Em todo o caso, seria de esperar que batalhas navais não fossem o ponto forte de uma intervenção militar da Turquia na Síria, mas o poder naval teria capacidade para criar bloqueios às remessas de armamento vindas dos aliados de al-Assad, ou para romper esses mesmos bloqueios. Em todo o caso, a única vez que a marinha síria entrou numa grande batalha foi durante a Guerra do Yom Kippur, em que perderam 5 embarcações sem conseguirem causar baixas aos israelitas.

Conclusões

Evidentemente que as possibilidades de uma intervenção militar a curto prazo serão limitadas. A situação no terreno é demasiado fluida, e a possibilidade de criar uma situação mais amarga entre o bloco da NATO e o bloco oriental, já envolvidos numa Guerra Fria global que poucos querem realmente admitir, restringe realmente as possibilidades. Por outro lado os rebeldes, na sua busca por apoios, ameaçam recorrer a atores que ninguém quereria ver envolvidos no conflito, como a Al-Qaeda. Erdogan e o seu governo mantêm o interesse de se revelarem um dos grandes poderes regionais, e exercícios feitos na fronteira com a Síria parecem indicar um grande grau de prontidão para quaisquer futuras operações.

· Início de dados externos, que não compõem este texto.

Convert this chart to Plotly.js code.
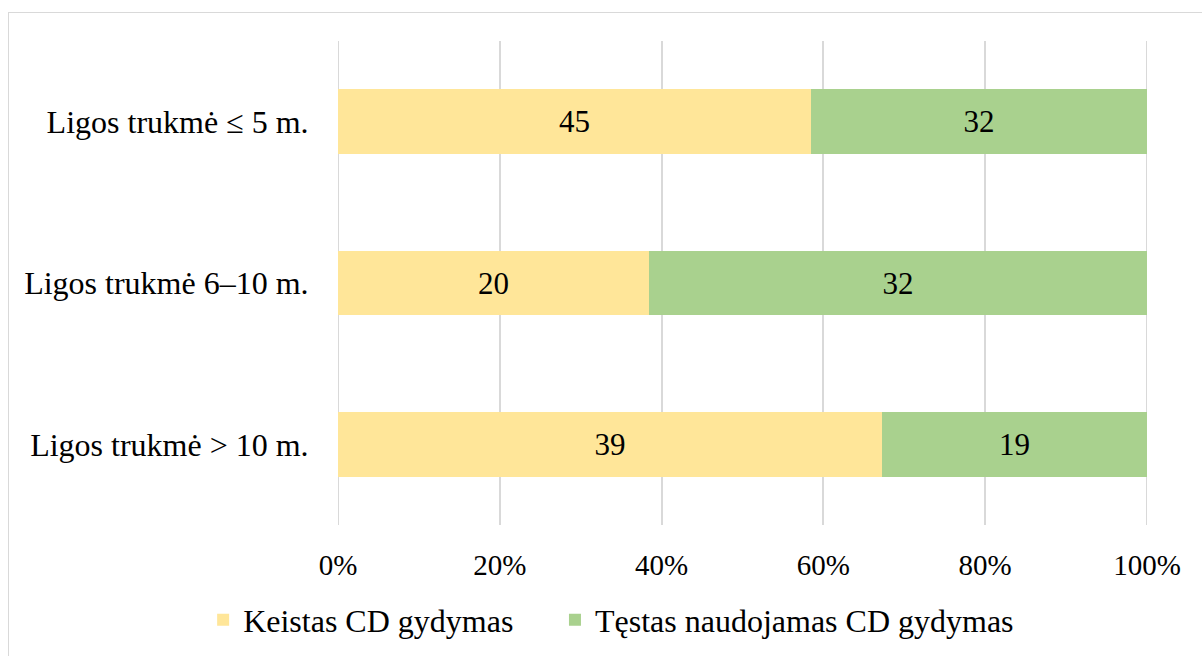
<!DOCTYPE html>
<html>
<head>
<meta charset="utf-8">
<script src="https://cdn.plot.ly/plotly-3.0.1.min.js"></script>
<style>
html,body{margin:0;padding:0;background:#fff;overflow:hidden;width:1202px;height:656px;}
#chart{position:absolute;left:0;top:0;width:1202px;height:656px;}
#frame{position:absolute;left:8px;top:12px;width:1220px;height:680px;border:1px solid #d9d9d9;pointer-events:none;}
</style>
</head>
<body>
<div id="chart"></div>
<div id="frame"></div>
<script>
const categories = ["Ligos trukmė ≤ 5 m.", "Ligos trukmė 6–10 m.", "Ligos trukmė > 10 m."];
const seriesNames = ["Keistas CD gydymas", "Tęstas naudojamas CD gydymas"];
const changed = [45, 20, 39];
const continued = [32, 32, 19];
const tickVals = [0, 20, 40, 60, 80, 100];
const tickText = ["0%", "20%", "40%", "60%", "80%", "100%"];

const font = "Liberation Serif";
const traces = [
  {name: seriesNames[0], values: changed, color: "#FFE699", legend: "legend"},
  {name: seriesNames[1], values: continued, color: "#A9D18E", legend: "legend2"}
].map(s => ({
  type: "bar",
  orientation: "h",
  name: s.name,
  legend: s.legend,
  y: categories,
  x: s.values,
  text: s.values.map(String),
  textposition: "inside",
  insidetextanchor: "middle",
  textfont: {family: font, size: 31, color: "#000"},
  marker: {color: s.color, line: {width: 0}},
  hoverinfo: "skip"
}));

const edgeLines = [tickVals[0], tickVals[tickVals.length - 1]].map(v => ({
  type: "line", xref: "x", yref: "paper", x0: v, x1: v, y0: 0, y1: 1,
  line: {color: "#d9d9d9", width: 2}, layer: "below"
}));

const legendBase = {
  orientation: "h",
  xref: "container", yref: "container",
  xanchor: "left",
  y: 0.055, yanchor: "middle",
  font: {family: font, size: 32, color: "#000"},
  itemwidth: 30,
  bgcolor: "rgba(0,0,0,0)"
};

const layout = {
  width: 1202, height: 656,
  margin: {l: 338, r: 55, t: 41, b: 131, autoexpand: false},
  barmode: "stack",
  barnorm: "percent",
  bargap: 0.6,
  paper_bgcolor: "#fff",
  plot_bgcolor: "#fff",
  font: {family: font, size: 29, color: "#000"},
  shapes: edgeLines,
  xaxis: {
    range: [0, 100],
    automargin: false,
    tickvals: tickVals,
    ticktext: tickText,
    showgrid: true,
    gridcolor: "#d9d9d9",
    gridwidth: 2,
    zeroline: false,
    showline: false,
    ticks: "outside",
    ticklen: 14,
    tickcolor: "rgba(0,0,0,0)",
    tickfont: {family: font, size: 29, color: "#000"}
  },
  yaxis: {
    type: "category",
    automargin: false,
    autorange: "reversed",
    showgrid: false,
    zeroline: false,
    showline: false,
    ticks: "outside",
    ticklen: 22,
    tickcolor: "rgba(0,0,0,0)",
    tickfont: {family: font, size: 32, color: "#000"}
  },
  showlegend: true,
  legend: Object.assign({}, legendBase, {x: 0.169}),
  legend2: Object.assign({}, legendBase, {x: 0.4617})
};

Plotly.newPlot("chart", traces, layout, {displayModeBar: false, staticPlot: true});
</script>
</body>
</html>
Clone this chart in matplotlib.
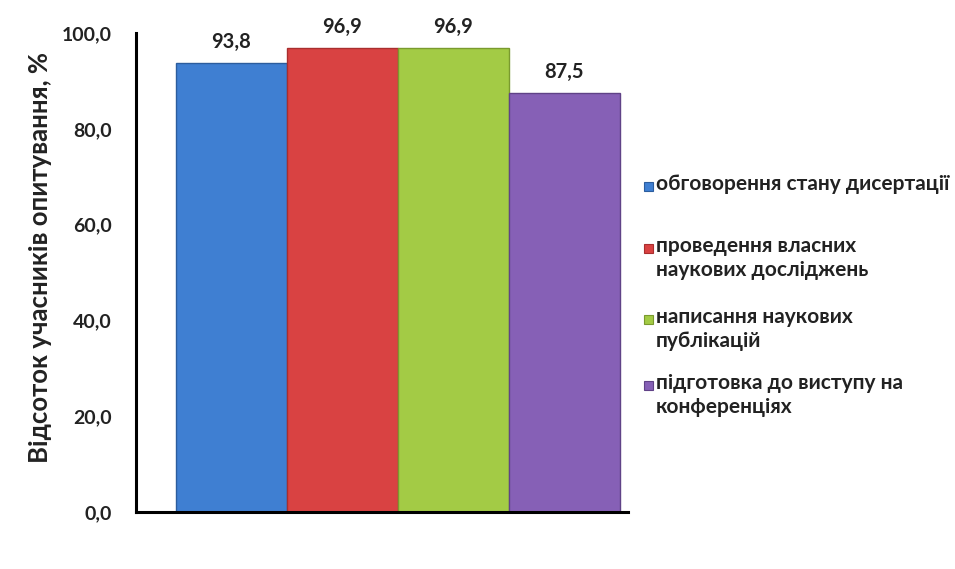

No fim, resta-nos esperar para ver como este jogo se vai desenrolar. Em termos de equipamento, os turcos possuem certamente a superioridade tecnológica, e talvez mesmo numérica agora que o caos na Síria destruiu muito equipamento às tropas de al-Assad. Ainda assim seria um confronto que custaria muitas vidas à Turquia e poderia despoletar uma mais ampla guerra regional. Estará esse país disposto a aceitar tal preço?